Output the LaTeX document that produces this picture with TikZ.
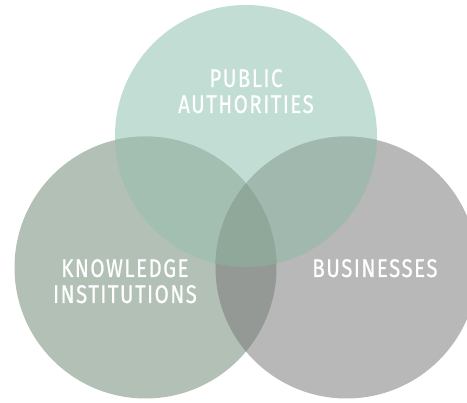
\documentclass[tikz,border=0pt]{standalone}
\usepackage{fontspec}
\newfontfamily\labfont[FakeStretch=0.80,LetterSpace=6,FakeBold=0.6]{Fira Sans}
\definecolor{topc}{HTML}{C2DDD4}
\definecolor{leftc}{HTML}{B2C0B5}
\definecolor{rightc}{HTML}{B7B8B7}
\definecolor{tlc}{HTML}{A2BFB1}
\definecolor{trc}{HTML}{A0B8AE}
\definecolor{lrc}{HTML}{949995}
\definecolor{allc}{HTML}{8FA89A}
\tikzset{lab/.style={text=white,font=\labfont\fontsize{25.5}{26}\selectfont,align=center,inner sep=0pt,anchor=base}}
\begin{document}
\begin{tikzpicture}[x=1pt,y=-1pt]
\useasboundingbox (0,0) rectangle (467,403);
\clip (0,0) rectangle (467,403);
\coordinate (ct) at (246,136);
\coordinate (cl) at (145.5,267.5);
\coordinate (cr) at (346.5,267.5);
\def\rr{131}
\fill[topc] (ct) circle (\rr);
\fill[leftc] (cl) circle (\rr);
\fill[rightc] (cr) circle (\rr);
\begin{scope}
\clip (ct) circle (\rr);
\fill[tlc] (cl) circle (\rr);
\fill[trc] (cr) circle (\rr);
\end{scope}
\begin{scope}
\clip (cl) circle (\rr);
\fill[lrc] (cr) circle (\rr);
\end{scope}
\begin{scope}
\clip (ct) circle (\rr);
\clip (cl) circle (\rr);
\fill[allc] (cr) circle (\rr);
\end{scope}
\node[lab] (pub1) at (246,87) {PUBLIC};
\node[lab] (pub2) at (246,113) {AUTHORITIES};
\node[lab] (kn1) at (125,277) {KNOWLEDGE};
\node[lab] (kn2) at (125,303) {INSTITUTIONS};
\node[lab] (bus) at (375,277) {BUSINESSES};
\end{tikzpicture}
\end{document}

- - -

WHAT IS ASKED: Except for the pictures, copy the material above exactly.

FINAL RESULT:
Output the LaTeX document that produces this picture with TikZ.
\documentclass[tikz,border=0pt]{standalone}
\usepackage{fontspec}
\newfontfamily\labfont[FakeStretch=0.80,LetterSpace=6,FakeBold=0.6]{Fira Sans}
\definecolor{topc}{HTML}{C2DDD4}
\definecolor{leftc}{HTML}{B2C0B5}
\definecolor{rightc}{HTML}{B7B8B7}
\definecolor{tlc}{HTML}{A2BFB1}
\definecolor{trc}{HTML}{A0B8AE}
\definecolor{lrc}{HTML}{949995}
\definecolor{allc}{HTML}{8FA89A}
\tikzset{lab/.style={text=white,font=\labfont\fontsize{25.5}{26}\selectfont,align=center,inner sep=0pt,anchor=base}}
\begin{document}
\begin{tikzpicture}[x=1pt,y=-1pt]
\useasboundingbox (0,0) rectangle (467,403);
\clip (0,0) rectangle (467,403);
\coordinate (ct) at (246,136);
\coordinate (cl) at (145.5,267.5);
\coordinate (cr) at (346.5,267.5);
\def\rr{131}
\fill[topc] (ct) circle (\rr);
\fill[leftc] (cl) circle (\rr);
\fill[rightc] (cr) circle (\rr);
\begin{scope}
\clip (ct) circle (\rr);
\fill[tlc] (cl) circle (\rr);
\fill[trc] (cr) circle (\rr);
\end{scope}
\begin{scope}
\clip (cl) circle (\rr);
\fill[lrc] (cr) circle (\rr);
\end{scope}
\begin{scope}
\clip (ct) circle (\rr);
\clip (cl) circle (\rr);
\fill[allc] (cr) circle (\rr);
\end{scope}
\node[lab] (pub1) at (246,87) {PUBLIC};
\node[lab] (pub2) at (246,113) {AUTHORITIES};
\node[lab] (kn1) at (125,277) {KNOWLEDGE};
\node[lab] (kn2) at (125,303) {INSTITUTIONS};
\node[lab] (bus) at (375,277) {BUSINESSES};
\end{tikzpicture}
\end{document}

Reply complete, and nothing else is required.